— begin Given entries —

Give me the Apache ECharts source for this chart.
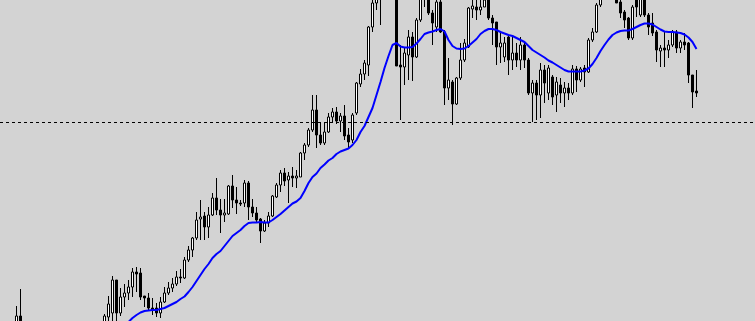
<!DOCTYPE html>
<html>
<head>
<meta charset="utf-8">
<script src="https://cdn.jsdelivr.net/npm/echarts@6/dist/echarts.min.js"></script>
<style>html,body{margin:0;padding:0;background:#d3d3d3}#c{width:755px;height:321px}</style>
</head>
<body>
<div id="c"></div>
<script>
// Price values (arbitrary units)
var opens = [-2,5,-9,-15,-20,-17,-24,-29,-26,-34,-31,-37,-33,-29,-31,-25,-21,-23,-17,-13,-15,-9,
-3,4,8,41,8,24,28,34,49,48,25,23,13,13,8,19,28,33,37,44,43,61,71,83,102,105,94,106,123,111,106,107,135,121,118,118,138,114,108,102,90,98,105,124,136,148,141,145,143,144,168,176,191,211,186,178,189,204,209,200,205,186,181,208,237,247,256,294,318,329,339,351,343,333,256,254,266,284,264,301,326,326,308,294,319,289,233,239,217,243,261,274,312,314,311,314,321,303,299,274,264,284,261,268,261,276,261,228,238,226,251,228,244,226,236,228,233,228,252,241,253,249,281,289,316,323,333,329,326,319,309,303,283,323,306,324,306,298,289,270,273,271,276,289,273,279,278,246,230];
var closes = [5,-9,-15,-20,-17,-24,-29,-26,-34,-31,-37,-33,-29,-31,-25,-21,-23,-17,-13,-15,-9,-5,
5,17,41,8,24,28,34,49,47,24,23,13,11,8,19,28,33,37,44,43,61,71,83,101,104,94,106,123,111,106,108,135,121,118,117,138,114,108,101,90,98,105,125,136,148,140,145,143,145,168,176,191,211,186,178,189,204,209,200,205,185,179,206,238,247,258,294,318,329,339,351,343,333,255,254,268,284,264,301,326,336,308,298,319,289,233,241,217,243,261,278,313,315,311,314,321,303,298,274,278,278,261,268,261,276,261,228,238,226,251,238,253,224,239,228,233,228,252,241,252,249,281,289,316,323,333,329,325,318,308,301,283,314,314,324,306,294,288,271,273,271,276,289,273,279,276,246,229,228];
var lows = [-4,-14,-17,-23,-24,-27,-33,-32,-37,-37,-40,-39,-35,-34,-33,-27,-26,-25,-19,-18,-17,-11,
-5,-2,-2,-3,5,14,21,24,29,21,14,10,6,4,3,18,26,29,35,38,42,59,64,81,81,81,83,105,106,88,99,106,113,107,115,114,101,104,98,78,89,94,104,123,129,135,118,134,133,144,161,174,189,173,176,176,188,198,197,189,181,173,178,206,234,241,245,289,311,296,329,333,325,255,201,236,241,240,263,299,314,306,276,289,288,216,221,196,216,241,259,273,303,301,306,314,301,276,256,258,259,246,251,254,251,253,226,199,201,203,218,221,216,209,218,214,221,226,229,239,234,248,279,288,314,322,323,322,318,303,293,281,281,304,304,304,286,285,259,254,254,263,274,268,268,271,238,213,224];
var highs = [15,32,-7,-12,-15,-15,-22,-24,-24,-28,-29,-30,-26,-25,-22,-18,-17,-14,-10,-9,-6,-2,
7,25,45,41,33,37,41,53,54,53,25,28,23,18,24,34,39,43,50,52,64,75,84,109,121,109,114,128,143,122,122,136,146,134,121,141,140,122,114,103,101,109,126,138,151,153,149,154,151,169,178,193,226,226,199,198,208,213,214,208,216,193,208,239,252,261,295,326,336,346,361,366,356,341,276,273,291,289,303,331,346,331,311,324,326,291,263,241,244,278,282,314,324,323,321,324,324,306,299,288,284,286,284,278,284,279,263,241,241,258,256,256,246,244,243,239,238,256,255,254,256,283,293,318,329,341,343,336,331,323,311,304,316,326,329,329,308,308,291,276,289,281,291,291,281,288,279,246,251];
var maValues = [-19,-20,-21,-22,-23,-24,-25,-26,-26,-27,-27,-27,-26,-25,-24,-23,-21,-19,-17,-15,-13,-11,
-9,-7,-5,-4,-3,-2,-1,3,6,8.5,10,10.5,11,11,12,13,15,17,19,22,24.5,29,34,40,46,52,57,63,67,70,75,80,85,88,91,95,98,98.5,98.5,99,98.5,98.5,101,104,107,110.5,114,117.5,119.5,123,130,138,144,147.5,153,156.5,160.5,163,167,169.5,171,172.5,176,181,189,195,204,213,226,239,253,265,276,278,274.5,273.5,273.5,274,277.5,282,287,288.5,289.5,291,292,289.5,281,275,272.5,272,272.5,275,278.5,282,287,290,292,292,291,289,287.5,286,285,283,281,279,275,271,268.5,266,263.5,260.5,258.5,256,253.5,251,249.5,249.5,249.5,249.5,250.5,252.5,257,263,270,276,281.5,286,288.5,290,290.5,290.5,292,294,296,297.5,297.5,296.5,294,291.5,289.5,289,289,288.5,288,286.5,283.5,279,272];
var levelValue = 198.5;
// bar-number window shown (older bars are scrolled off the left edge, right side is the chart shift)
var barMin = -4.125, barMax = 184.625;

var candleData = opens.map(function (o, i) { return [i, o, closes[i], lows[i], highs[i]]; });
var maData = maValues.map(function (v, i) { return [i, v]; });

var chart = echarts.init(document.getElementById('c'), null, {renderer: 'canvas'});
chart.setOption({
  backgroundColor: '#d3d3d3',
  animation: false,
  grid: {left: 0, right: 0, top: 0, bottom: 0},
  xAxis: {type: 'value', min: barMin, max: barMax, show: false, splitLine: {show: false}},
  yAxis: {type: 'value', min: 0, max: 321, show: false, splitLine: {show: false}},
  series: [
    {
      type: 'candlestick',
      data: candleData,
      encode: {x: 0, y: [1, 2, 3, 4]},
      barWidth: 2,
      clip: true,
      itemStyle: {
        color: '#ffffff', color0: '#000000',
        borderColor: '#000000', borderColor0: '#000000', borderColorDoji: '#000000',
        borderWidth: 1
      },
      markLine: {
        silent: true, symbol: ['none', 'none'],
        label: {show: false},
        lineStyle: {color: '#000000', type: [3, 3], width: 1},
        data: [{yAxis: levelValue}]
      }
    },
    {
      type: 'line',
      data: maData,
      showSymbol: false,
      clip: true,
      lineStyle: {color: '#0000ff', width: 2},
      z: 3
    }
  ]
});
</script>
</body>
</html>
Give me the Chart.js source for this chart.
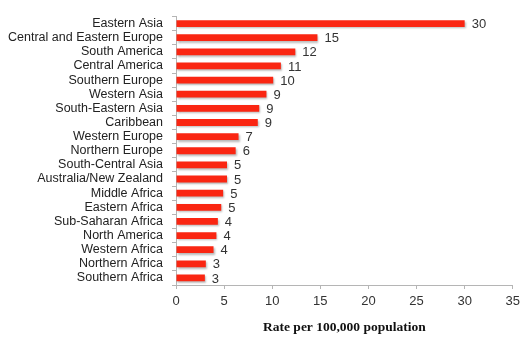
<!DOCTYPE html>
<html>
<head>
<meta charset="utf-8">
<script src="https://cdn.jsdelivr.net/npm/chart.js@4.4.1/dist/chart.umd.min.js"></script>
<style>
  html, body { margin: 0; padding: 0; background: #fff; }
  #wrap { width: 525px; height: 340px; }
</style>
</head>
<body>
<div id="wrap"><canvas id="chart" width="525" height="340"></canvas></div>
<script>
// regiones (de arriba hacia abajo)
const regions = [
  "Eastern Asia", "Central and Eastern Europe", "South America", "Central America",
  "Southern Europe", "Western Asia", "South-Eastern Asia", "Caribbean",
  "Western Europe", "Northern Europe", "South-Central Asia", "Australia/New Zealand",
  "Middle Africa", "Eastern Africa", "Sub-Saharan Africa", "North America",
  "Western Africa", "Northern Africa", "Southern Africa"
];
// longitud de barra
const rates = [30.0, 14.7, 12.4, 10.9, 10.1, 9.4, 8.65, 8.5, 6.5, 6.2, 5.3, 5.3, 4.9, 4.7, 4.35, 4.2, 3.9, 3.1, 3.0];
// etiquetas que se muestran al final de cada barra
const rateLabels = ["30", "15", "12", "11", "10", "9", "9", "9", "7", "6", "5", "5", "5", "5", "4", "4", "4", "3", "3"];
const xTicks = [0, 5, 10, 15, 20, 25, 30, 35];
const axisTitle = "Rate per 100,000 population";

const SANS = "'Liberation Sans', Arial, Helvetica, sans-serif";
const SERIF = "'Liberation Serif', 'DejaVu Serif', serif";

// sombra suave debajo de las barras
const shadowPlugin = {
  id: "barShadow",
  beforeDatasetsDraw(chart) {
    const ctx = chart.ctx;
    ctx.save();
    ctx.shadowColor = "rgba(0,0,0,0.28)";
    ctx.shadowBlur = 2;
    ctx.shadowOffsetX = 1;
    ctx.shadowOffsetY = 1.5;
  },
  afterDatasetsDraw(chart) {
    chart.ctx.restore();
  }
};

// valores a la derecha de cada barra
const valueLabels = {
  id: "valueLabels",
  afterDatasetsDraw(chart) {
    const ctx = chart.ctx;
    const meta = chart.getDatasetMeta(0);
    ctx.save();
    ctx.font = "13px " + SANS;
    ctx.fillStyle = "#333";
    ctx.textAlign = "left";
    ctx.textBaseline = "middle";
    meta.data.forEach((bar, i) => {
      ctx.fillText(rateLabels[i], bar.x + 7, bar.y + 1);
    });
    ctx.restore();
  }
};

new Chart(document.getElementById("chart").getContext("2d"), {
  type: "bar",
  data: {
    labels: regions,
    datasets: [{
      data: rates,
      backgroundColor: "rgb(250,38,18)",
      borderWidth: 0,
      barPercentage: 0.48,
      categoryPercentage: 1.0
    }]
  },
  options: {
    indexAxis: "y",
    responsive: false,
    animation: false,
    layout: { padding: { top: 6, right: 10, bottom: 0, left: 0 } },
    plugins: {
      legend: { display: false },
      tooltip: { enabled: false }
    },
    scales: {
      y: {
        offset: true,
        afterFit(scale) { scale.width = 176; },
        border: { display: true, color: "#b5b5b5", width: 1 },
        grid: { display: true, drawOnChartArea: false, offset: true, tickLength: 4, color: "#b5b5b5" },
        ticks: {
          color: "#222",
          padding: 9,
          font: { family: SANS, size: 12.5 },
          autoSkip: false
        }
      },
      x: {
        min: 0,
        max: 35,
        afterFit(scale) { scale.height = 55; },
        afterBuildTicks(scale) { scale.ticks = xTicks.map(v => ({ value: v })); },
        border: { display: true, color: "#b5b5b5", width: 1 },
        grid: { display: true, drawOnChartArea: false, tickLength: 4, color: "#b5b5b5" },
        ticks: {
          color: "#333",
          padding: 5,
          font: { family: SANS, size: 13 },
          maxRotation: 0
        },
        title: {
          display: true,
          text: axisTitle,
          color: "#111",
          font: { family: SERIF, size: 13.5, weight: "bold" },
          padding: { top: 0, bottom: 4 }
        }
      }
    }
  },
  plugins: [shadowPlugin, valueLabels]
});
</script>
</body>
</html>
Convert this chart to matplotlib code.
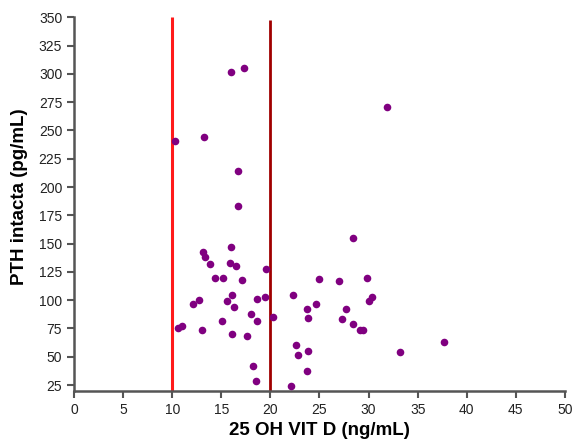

— end Given entries —

* [Your objective] Each line in the data that holds the string "source" should be found and copied.

* [Result of the task]
Give me the Apache ECharts source for this chart.
Give me the Chart.js source for this chart.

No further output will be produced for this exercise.